◆ **Brief**
Leave the pictures out and write out exactly the lines from the top of the entries through the line containing "plt.rcParams['font.family'] = ['DejaVu Sans']".

◆ **Source material**
.....

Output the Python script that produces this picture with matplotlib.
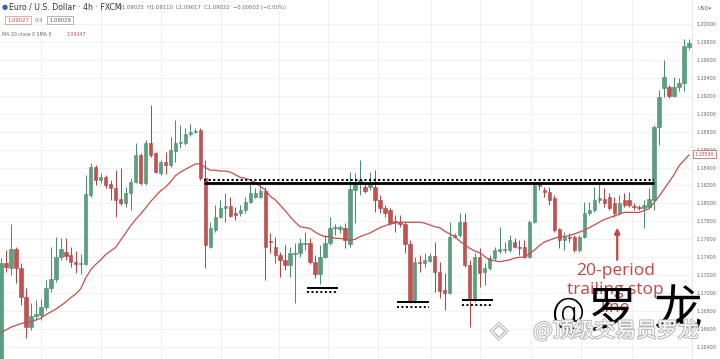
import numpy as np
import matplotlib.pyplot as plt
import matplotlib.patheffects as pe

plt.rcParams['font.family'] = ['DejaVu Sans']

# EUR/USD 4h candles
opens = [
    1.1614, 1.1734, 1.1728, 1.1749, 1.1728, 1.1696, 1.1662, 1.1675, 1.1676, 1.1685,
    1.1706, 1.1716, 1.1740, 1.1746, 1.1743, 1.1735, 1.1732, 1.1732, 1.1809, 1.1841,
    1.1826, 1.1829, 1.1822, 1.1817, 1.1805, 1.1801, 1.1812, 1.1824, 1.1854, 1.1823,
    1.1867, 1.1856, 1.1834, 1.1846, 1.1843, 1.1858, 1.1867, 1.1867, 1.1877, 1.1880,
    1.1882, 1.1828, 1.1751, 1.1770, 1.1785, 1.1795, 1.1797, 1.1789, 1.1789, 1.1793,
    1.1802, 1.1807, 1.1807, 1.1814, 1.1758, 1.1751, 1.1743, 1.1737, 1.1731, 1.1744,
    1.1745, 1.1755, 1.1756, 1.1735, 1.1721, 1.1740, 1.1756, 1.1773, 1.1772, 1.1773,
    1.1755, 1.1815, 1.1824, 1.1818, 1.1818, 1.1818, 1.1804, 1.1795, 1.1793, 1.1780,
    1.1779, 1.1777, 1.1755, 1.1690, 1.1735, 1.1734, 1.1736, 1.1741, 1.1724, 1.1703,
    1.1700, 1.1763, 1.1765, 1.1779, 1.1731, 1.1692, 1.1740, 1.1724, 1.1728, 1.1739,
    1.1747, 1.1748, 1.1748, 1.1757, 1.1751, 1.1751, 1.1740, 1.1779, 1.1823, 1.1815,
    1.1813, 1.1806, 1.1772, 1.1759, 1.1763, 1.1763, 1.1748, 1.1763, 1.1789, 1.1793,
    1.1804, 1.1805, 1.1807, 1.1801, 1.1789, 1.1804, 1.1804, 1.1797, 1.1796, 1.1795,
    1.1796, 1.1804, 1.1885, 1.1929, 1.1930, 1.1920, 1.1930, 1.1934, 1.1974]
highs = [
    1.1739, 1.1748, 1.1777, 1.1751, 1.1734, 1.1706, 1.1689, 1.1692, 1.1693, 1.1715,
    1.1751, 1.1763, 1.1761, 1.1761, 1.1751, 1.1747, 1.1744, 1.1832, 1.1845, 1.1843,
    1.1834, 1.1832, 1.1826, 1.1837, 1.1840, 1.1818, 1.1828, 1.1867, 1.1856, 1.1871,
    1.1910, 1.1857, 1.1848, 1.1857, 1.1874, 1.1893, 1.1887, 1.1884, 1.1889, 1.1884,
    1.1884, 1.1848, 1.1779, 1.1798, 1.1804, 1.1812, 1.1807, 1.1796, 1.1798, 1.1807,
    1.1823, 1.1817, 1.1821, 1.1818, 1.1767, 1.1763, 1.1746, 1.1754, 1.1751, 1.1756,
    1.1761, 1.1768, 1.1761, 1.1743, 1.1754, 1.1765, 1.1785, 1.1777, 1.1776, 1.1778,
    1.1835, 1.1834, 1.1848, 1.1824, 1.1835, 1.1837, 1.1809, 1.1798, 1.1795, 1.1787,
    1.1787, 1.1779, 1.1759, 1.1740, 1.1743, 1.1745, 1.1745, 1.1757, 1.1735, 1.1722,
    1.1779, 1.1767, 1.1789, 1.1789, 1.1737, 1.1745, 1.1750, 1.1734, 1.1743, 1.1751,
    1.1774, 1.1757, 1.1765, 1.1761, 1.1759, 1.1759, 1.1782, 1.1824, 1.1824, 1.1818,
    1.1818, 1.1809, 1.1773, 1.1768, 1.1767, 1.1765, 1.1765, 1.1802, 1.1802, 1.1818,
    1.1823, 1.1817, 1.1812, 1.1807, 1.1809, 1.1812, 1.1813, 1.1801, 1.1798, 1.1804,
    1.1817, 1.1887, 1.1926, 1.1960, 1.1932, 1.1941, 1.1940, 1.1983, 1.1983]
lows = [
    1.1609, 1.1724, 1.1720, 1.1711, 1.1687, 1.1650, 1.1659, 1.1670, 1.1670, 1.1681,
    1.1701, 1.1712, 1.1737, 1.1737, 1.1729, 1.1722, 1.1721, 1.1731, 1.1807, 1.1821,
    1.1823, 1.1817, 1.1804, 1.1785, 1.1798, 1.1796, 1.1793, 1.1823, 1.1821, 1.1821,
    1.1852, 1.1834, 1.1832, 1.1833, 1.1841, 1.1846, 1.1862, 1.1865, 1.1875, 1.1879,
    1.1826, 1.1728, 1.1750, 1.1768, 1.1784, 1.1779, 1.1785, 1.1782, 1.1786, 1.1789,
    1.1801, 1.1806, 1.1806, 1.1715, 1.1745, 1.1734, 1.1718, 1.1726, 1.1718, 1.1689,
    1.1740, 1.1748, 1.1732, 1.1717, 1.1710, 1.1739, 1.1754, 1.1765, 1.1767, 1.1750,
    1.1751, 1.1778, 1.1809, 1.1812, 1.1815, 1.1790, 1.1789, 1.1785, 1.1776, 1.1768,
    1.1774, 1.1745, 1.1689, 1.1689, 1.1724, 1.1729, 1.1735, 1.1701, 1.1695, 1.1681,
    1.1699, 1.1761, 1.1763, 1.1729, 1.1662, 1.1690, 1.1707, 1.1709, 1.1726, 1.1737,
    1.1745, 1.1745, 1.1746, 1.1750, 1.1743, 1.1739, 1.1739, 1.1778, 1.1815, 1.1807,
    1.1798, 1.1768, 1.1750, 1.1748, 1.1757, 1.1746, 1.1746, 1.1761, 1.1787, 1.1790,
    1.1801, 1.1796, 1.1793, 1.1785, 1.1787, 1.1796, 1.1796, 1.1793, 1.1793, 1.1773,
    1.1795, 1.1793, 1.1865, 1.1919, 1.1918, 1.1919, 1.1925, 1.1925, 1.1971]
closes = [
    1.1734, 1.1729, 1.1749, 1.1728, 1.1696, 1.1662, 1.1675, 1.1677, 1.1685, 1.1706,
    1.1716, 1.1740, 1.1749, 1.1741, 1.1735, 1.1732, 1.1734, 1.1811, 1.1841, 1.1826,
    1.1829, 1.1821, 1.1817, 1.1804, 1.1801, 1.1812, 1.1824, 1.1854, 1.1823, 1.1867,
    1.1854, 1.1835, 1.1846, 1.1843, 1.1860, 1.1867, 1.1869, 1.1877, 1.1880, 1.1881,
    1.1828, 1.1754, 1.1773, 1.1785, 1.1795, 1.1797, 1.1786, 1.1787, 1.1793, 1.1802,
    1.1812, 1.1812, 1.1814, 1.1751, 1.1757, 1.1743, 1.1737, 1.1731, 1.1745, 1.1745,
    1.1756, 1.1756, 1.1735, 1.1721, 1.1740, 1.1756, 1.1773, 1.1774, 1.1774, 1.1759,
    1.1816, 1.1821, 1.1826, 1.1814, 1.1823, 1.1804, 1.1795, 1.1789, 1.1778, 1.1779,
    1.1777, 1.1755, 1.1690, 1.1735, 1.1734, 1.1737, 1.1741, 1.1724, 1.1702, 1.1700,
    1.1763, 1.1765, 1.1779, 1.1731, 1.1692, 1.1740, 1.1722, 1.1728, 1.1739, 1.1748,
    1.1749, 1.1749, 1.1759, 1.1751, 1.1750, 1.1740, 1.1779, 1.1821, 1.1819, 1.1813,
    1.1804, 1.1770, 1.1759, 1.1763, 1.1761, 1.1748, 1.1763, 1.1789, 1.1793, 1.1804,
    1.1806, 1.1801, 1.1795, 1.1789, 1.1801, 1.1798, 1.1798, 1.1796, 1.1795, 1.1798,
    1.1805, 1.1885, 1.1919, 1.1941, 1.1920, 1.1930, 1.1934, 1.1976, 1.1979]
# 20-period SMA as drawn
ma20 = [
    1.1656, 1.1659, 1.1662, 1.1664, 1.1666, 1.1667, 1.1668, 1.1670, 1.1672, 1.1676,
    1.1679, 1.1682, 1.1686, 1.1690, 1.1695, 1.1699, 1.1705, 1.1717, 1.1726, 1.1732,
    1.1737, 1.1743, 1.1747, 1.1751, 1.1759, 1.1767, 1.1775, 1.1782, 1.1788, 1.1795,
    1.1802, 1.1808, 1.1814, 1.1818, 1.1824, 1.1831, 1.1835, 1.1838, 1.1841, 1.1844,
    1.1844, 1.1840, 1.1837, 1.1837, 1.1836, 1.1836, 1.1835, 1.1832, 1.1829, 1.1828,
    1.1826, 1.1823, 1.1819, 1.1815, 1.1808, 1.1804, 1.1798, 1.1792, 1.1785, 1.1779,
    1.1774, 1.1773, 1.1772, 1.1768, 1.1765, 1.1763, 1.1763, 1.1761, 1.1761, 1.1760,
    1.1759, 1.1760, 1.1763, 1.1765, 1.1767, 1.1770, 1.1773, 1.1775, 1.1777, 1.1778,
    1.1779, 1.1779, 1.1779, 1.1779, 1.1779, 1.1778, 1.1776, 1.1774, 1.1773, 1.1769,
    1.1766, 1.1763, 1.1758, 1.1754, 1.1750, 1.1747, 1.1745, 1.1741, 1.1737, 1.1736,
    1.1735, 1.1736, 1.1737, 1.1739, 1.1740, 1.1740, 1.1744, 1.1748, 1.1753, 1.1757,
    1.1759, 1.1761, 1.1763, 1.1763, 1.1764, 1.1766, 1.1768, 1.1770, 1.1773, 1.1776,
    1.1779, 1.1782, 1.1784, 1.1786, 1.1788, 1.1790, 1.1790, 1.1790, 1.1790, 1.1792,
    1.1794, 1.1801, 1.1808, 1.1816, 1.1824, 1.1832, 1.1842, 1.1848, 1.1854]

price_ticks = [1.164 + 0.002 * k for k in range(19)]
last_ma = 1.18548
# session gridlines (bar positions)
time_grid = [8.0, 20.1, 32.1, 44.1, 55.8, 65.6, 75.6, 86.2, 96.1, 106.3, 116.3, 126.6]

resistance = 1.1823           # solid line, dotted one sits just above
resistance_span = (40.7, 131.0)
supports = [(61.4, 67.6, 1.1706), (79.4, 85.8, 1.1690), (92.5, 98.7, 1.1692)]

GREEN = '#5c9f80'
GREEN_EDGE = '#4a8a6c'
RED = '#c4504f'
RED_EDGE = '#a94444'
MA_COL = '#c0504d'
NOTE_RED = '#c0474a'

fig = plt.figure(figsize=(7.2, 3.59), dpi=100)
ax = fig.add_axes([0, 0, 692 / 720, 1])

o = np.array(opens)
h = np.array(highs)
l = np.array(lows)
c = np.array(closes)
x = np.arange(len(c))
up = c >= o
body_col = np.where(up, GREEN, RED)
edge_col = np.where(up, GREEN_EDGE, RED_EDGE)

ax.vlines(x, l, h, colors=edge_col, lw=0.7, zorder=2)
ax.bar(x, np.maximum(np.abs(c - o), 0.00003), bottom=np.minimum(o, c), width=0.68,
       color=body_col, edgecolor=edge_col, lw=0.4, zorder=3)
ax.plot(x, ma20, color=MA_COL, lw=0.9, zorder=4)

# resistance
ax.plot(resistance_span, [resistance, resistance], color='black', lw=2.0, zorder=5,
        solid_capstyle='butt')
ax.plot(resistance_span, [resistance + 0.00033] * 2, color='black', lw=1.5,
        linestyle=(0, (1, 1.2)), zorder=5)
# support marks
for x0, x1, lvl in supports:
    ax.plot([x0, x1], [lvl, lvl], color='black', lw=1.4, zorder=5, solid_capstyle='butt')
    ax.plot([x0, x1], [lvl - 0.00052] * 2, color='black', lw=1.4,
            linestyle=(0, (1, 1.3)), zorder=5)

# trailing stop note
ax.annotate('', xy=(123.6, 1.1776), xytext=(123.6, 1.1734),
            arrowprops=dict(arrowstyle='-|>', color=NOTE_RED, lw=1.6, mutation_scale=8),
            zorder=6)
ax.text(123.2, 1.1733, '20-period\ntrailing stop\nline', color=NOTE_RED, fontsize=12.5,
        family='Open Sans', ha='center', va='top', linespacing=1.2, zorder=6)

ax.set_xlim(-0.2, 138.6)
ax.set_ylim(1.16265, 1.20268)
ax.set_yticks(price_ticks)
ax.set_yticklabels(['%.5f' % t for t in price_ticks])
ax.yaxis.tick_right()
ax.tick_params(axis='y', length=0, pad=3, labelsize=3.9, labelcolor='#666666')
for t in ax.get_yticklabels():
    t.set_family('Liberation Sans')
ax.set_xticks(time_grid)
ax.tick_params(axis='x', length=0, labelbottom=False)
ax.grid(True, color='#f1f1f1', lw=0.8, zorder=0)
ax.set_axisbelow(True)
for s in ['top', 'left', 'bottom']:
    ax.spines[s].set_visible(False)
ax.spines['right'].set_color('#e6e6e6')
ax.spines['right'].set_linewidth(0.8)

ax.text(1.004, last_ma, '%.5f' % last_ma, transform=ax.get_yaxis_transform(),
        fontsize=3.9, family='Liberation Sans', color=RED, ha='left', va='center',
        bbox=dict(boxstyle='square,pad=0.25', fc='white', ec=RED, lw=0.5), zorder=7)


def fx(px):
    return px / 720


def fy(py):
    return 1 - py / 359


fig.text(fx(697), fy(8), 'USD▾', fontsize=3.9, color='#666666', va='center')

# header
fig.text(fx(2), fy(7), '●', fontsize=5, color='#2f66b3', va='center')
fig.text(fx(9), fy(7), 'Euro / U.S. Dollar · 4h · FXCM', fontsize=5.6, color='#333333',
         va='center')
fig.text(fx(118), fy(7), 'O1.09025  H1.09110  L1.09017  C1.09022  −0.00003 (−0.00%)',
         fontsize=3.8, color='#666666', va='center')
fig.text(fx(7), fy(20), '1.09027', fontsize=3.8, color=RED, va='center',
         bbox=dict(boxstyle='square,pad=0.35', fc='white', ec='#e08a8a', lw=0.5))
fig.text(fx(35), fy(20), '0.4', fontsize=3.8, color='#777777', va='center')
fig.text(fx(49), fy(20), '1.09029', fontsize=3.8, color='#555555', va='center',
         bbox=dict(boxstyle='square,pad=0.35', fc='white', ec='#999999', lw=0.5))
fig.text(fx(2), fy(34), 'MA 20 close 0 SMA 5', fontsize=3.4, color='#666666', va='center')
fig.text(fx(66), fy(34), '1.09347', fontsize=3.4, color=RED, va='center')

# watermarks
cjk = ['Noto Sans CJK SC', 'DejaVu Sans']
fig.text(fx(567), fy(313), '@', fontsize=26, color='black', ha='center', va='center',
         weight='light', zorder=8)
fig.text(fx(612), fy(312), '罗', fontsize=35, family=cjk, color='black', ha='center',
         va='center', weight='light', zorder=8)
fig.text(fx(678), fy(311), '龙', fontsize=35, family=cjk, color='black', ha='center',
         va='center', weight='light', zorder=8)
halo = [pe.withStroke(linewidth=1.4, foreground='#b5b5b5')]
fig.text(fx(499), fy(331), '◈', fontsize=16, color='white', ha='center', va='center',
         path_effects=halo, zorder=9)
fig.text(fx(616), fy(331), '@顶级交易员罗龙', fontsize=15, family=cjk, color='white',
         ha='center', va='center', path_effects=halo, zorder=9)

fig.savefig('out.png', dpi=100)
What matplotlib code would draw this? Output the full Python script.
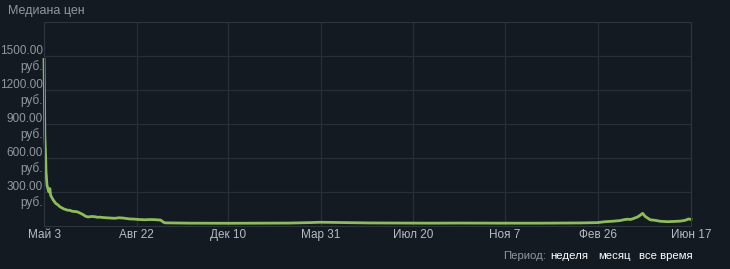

.....

◆ **Solution**
Output the Python script that produces this picture with matplotlib.
import numpy as np
import matplotlib.pyplot as plt
import matplotlib.patheffects as pe

plt.rcParams['font.family'] = ['DejaVu Sans']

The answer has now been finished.